Problem to work on - Restate all of the entries exactly, dropping any pictures they hold.

-- start --

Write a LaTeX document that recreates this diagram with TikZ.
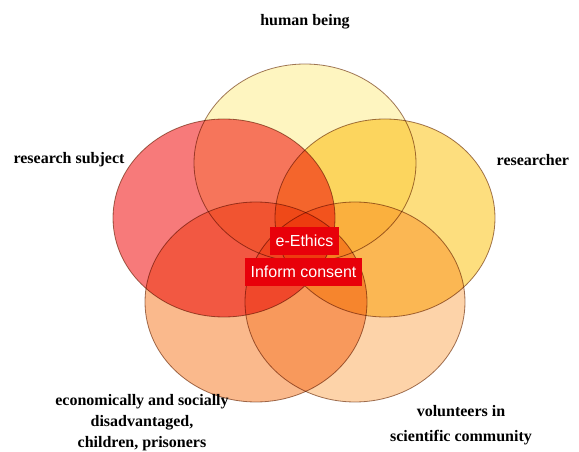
\documentclass[tikz,border=0pt]{standalone}
\usepackage{fontspec}
\setmainfont{Liberation Serif}
\newfontfamily\tagfont{Liberation Sans}
\usetikzlibrary{shapes.geometric}

\definecolor{petaltop}{HTML}{FEF5C0}
\definecolor{petalleft}{HTML}{F77A7A}
\definecolor{petalright}{HTML}{FDDE7E}
\definecolor{petalbl}{HTML}{FAB98C}
\definecolor{petalbr}{HTML}{FDD3A9}
\definecolor{petaledge}{HTML}{A07A62}
\definecolor{tagred}{HTML}{E8000A}

\begin{document}
\begin{tikzpicture}[x=0.75pt,y=-0.75pt,
  petal/.style={draw=petaledge, line width=0.6pt, blend mode=multiply},
  tag/.style={fill=tagred, text=white, font=\tagfont\fontsize{12}{14}\selectfont,
    minimum height=21pt, inner xsep=4.5pt, inner ysep=0pt},
  lbl/.style={font=\bfseries\fontsize{12}{16}\selectfont, align=center}]
\useasboundingbox (0,0) rectangle (579,452);
\clip (0,0) rectangle (579,452);
% five overlapping ellipses
\filldraw[petal, fill=petaltop] (305,163) ellipse [x radius=111, y radius=99];
\filldraw[petal, fill=petalleft] (224,218) ellipse [x radius=111, y radius=99];
\filldraw[petal, fill=petalright] (385,218) ellipse [x radius=110, y radius=99];
\filldraw[petal, fill=petalbl] (256,302) ellipse [x radius=111, y radius=100];
\filldraw[petal, fill=petalbr] (355,302) ellipse [x radius=110, y radius=100];
% centre tags
\node[tag] (ethics) at (304.5,241) {e-Ethics};
\node[tag] (consent) at (303.5,272) {Inform consent};
% outer labels
\node[lbl] (human) at (305,22) {human being};
\node[lbl] (subject) at (69,160) {research subject};
\node[lbl, anchor=west] (researcher) at (492,160) {researcher};
\node[lbl] (poor) at (142,422.5) {economically and socially\\disadvantaged,\\children, prisoners};
\node[lbl, font=\bfseries\fontsize{12}{18.5}\selectfont] (volunteers) at (461,425.5) {volunteers in\\scientific community};
\end{tikzpicture}
\end{document}
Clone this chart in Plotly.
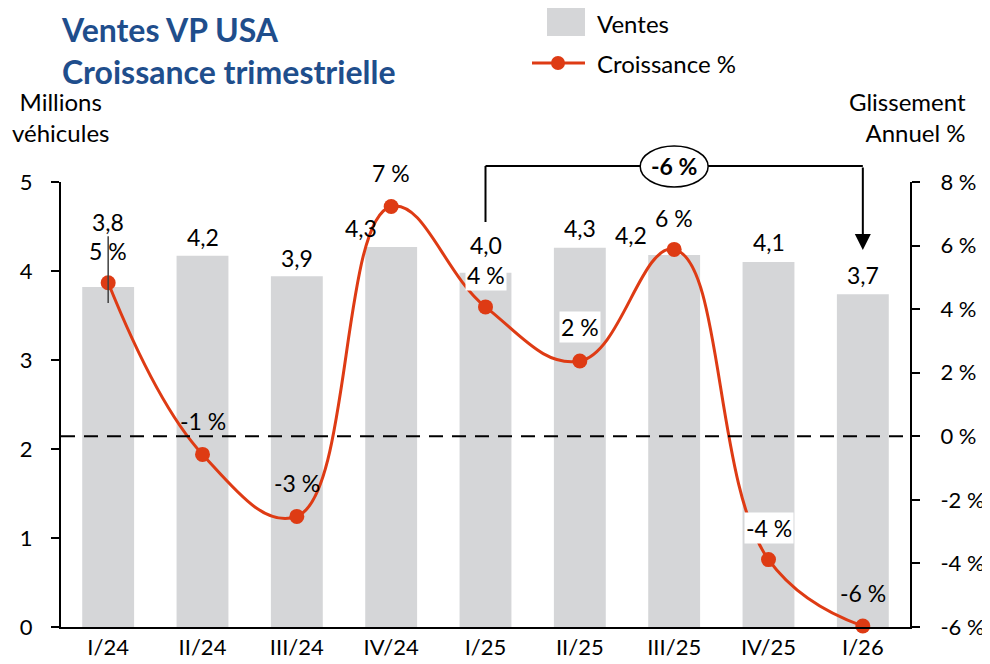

-- end --

Exercise response -
Write a LaTeX document that recreates this diagram with TikZ.
\documentclass[tikz,border=0pt]{standalone}
\usepackage{fontspec}
\setmainfont{Liberation Serif}
\newfontfamily\tagfont{Liberation Sans}
\usetikzlibrary{shapes.geometric}

\definecolor{petaltop}{HTML}{FEF5C0}
\definecolor{petalleft}{HTML}{F77A7A}
\definecolor{petalright}{HTML}{FDDE7E}
\definecolor{petalbl}{HTML}{FAB98C}
\definecolor{petalbr}{HTML}{FDD3A9}
\definecolor{petaledge}{HTML}{A07A62}
\definecolor{tagred}{HTML}{E8000A}

\begin{document}
\begin{tikzpicture}[x=0.75pt,y=-0.75pt,
  petal/.style={draw=petaledge, line width=0.6pt, blend mode=multiply},
  tag/.style={fill=tagred, text=white, font=\tagfont\fontsize{12}{14}\selectfont,
    minimum height=21pt, inner xsep=4.5pt, inner ysep=0pt},
  lbl/.style={font=\bfseries\fontsize{12}{16}\selectfont, align=center}]
\useasboundingbox (0,0) rectangle (579,452);
\clip (0,0) rectangle (579,452);
% five overlapping ellipses
\filldraw[petal, fill=petaltop] (305,163) ellipse [x radius=111, y radius=99];
\filldraw[petal, fill=petalleft] (224,218) ellipse [x radius=111, y radius=99];
\filldraw[petal, fill=petalright] (385,218) ellipse [x radius=110, y radius=99];
\filldraw[petal, fill=petalbl] (256,302) ellipse [x radius=111, y radius=100];
\filldraw[petal, fill=petalbr] (355,302) ellipse [x radius=110, y radius=100];
% centre tags
\node[tag] (ethics) at (304.5,241) {e-Ethics};
\node[tag] (consent) at (303.5,272) {Inform consent};
% outer labels
\node[lbl] (human) at (305,22) {human being};
\node[lbl] (subject) at (69,160) {research subject};
\node[lbl, anchor=west] (researcher) at (492,160) {researcher};
\node[lbl] (poor) at (142,422.5) {economically and socially\\disadvantaged,\\children, prisoners};
\node[lbl, font=\bfseries\fontsize{12}{18.5}\selectfont] (volunteers) at (461,425.5) {volunteers in\\scientific community};
\end{tikzpicture}
\end{document}
Clone this chart in Plotly.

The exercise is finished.